What do you remember from your years on the board of Fondation Hirondelle?
When I discovered Fondation Hirondelle, I found an institution with clearly stated values, values with which I could identify. An institution that also had extremely clear principles of action. The other aspect that impressed me a lot was the Foundation's ability to adapt. While remaining clear about its principles, the Foundation has a transparent framework for action and also has the capacity, because of its size and organization, to adapt to changing situations and to respond to needs that can be very diverse depending on the place and the time.

Jacques Forster, you have just published a two-volume book on the history of North-South cooperation. Fondation Hirondelle's work is part of this cooperation, within the framework of development aid policies. You have reviewed this recent history - almost a century old - of North-South cooperation. What can it teach us about the world of today, and perhaps about the world of tomorrow?

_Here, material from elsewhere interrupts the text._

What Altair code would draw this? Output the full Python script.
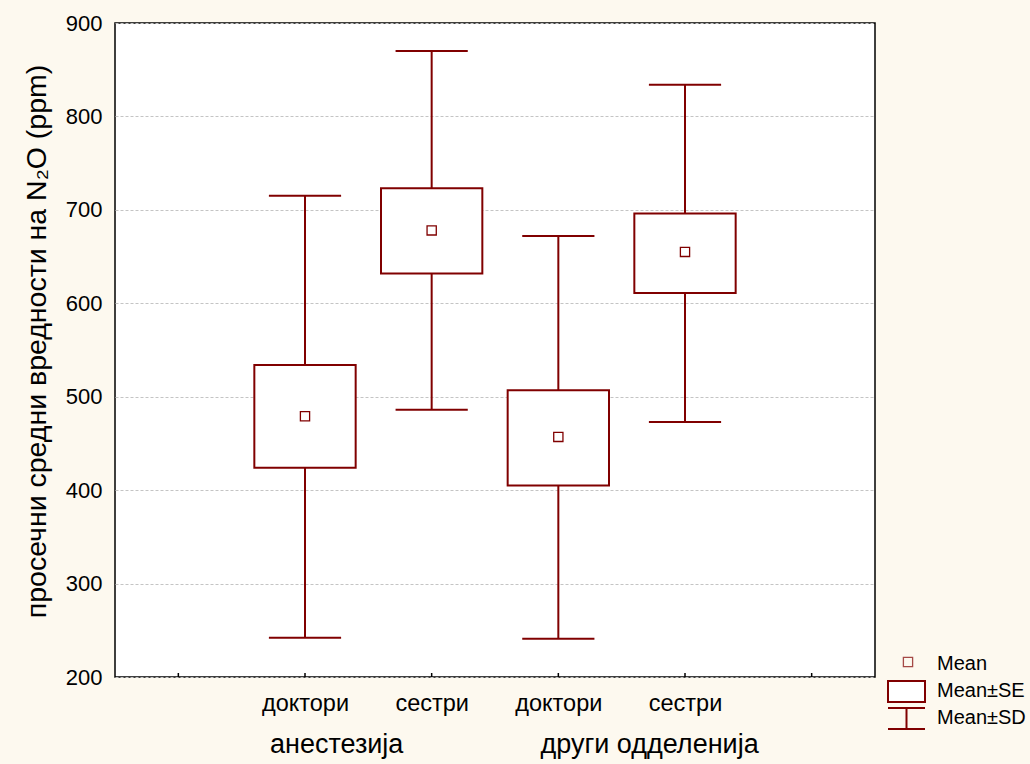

The focus of this book is to see what role North-South cooperation plays in international relations. If we take cooperation from the perspective of States, we see that development aid, and therefore both humanitarian action and development cooperation, has a dual mission.
On the one hand, it is an instrument of solidarity, therefore with an altruistic aim, but on the other hand it remains an instrument of foreign policy. There can be a tension between these two objectives, that of defending the national interests of the countries that finance the cooperation and altruistic objectives on the other hand.

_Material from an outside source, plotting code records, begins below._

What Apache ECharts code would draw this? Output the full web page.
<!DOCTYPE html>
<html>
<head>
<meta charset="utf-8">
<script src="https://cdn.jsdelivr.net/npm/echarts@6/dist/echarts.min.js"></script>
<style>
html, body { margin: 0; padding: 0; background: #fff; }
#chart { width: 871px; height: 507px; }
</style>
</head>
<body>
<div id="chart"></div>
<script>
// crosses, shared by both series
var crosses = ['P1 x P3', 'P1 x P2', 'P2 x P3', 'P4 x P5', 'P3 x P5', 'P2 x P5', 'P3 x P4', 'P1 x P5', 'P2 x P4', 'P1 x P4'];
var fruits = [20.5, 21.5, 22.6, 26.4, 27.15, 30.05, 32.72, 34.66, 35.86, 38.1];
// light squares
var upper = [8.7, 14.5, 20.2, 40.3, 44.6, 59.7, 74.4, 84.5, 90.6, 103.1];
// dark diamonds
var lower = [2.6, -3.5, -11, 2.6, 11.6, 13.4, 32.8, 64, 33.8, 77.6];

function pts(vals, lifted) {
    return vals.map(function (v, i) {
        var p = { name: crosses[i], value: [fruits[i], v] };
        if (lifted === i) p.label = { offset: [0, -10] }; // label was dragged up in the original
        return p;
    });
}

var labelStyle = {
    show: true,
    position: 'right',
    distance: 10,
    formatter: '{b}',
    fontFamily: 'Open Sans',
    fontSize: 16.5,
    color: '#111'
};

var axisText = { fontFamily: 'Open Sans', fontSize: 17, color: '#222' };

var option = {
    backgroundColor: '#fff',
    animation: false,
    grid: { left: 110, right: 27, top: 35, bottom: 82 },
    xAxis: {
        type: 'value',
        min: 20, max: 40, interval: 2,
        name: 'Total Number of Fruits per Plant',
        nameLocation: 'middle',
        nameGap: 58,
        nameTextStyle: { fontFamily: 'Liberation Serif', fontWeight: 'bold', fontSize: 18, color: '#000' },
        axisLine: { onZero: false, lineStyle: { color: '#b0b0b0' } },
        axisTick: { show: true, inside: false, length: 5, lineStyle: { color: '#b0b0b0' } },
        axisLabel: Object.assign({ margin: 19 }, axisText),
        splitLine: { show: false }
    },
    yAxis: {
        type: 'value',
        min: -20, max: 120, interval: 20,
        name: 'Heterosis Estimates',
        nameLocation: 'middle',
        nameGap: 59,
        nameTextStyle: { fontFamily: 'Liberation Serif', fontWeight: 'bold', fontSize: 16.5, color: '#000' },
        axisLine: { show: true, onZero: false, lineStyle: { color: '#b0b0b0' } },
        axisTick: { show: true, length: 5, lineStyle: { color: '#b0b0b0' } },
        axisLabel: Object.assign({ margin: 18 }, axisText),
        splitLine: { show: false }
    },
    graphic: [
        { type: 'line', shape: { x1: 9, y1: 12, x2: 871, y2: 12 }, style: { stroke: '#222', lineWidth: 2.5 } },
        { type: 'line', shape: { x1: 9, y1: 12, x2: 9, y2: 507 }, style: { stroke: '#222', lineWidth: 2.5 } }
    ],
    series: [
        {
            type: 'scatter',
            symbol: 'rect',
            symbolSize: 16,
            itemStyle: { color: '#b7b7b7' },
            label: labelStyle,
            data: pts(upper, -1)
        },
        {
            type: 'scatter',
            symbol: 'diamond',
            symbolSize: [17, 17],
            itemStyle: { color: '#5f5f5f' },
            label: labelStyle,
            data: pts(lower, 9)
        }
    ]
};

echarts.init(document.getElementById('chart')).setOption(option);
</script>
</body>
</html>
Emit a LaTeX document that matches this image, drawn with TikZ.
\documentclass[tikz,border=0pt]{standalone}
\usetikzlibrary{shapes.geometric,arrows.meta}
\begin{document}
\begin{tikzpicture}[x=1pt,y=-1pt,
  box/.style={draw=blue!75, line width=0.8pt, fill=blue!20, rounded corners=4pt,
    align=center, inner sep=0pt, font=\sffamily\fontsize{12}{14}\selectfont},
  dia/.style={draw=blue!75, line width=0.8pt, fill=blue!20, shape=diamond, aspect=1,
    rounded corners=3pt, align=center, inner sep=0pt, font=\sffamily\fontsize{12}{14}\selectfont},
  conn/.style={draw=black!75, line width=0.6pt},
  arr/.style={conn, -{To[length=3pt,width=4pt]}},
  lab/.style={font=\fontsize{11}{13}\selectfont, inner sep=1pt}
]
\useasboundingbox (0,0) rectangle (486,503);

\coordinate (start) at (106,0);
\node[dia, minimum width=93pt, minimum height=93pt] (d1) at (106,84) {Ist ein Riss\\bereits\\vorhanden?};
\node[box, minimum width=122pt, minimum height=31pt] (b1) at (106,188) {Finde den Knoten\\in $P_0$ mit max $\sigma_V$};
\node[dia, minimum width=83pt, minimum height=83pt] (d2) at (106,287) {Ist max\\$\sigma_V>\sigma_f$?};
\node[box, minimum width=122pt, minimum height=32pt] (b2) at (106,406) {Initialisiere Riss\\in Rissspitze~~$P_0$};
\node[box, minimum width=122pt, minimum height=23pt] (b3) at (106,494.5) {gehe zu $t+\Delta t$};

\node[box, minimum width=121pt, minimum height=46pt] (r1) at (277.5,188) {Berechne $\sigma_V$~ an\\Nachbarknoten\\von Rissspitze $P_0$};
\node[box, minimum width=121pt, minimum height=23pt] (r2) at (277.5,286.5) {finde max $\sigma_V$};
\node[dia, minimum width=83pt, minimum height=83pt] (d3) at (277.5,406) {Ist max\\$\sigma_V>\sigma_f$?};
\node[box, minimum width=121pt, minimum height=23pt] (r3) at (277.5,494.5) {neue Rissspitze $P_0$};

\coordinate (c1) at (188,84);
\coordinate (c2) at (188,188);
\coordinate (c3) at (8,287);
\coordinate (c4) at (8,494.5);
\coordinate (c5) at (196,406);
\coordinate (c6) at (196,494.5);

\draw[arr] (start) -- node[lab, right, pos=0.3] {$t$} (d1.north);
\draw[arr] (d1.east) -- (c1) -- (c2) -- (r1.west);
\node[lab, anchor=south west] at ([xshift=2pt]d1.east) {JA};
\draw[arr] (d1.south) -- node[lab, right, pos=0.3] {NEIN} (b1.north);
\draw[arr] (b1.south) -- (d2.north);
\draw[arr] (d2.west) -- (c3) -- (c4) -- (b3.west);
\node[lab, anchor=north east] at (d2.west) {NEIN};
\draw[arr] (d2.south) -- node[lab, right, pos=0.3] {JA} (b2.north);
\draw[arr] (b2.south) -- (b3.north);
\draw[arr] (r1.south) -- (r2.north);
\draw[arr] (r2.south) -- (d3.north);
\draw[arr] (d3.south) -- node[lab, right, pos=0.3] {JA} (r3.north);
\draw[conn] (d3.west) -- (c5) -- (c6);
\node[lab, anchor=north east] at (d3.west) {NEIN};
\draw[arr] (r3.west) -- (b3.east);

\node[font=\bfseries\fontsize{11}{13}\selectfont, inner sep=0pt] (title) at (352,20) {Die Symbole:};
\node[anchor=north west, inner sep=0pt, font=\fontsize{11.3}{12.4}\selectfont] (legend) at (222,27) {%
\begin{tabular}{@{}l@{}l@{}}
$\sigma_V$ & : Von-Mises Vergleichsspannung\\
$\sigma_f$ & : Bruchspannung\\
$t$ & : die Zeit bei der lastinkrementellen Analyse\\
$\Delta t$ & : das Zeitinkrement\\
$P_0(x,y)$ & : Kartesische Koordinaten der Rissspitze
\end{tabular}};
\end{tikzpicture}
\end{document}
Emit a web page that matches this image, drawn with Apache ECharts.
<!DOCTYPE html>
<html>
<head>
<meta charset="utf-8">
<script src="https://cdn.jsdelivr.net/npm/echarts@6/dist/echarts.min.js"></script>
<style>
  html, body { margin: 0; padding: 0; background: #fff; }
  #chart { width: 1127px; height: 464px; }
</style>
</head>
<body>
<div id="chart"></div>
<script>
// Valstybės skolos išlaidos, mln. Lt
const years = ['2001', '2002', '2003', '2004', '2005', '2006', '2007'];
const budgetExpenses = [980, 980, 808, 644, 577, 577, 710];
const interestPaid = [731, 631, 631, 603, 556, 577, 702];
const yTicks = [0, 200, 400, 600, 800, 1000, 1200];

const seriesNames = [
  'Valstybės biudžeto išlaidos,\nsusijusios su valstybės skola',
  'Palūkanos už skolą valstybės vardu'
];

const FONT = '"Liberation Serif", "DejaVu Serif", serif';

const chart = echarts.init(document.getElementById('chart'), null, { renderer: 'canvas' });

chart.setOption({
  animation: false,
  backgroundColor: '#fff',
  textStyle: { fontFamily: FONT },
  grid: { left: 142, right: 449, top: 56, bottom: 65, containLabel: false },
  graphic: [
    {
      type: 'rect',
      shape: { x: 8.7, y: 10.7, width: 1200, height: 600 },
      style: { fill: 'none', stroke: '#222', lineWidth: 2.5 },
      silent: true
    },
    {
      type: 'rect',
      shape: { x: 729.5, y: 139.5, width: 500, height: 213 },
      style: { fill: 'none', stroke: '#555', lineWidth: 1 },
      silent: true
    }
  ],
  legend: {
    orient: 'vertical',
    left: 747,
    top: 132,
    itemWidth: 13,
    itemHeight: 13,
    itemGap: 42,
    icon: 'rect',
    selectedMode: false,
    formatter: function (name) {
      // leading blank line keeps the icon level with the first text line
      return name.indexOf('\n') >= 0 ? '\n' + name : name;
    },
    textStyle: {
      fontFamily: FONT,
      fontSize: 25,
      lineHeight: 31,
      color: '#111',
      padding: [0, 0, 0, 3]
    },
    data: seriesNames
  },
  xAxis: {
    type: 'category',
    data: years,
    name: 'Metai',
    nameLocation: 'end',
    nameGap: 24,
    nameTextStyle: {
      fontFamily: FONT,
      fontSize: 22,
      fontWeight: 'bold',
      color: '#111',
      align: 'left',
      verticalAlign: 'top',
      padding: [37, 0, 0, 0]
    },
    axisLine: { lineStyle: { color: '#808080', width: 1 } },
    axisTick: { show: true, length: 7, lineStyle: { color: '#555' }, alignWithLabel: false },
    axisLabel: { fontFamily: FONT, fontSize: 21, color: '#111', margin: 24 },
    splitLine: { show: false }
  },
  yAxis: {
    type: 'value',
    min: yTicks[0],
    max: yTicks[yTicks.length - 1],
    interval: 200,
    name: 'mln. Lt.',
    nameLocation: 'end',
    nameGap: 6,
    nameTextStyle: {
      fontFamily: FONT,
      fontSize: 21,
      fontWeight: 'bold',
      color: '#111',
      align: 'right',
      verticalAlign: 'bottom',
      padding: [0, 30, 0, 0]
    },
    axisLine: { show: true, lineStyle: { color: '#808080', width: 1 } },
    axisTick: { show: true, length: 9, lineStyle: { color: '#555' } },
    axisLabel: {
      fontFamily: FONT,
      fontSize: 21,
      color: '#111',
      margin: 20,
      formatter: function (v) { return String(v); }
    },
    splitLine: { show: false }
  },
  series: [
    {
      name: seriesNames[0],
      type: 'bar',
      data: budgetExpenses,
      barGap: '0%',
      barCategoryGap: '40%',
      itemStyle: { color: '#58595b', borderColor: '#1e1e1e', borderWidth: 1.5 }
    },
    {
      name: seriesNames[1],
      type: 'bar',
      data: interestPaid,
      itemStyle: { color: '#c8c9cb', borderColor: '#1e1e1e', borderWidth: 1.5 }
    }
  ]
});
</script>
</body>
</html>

What marks this North-South cooperation from the beginning is its asymmetrical character. We use terms of cooperation, for example the term « partnership», but we see that the two parties do not have the same weight in this relationship. Efforts have been made for a long time to try to rebalance this, it is a long term work. Progress has been made in terms of intentions over the last few decades, with some fine declarations, but it has yet to be implemented.
Furthermore, an interesting development is that some countries of the South are becoming aid providers themselves. Among these countries, there are some that are both recipients of aid from Western countries but at the same time have their own cooperation programs.

What role have issues related to information and its flip side, propaganda, played in the history of cooperation that you have travelled through and that you recount in these two books?
I would say that they have played a role "by default", that is to say that the agenda of development cooperation actors, especially state actors, has been influenced by major phenomena like the Cold War. We can see that there is a whole series of themes that are totally absent from the debate in development cooperation; if we take, for example, the question of human rights or the quality of governance of public affairs, these themes are simply not mentioned. Because the objective, for the main actors, was basically to ensure that the countries receiving aid behave in a certain way in their international relations.

Today, issues related to information, or rather disinformation, and the infamous "fake news", are a major global problem, including in international relations and at the diplomatic level. How do these issues of disinformation, and of the response to disinformation, weigh on the stakes of cooperation today? Is their impact on international relations stronger today than in the past?
It is stronger precisely because of the tools that are at the service of disinformation. If we take social networks and new communication technologies, there are really two sides to it: on the one hand, there are extraordinary opportunities to disseminate information and, on the other hand, to disseminate disinformation.
But it is a problem that goes beyond North-South cooperation, that affects all societies, and I believe that we are sadly experiencing it here, for example in the context of the pandemic that has hit us. It is a problem that is absolutely global. There are problems that are perhaps more serious in the South, particularly with regard to the management of the pandemic, but in terms of misinformation I believe that we are all equal when faced with these phenomena.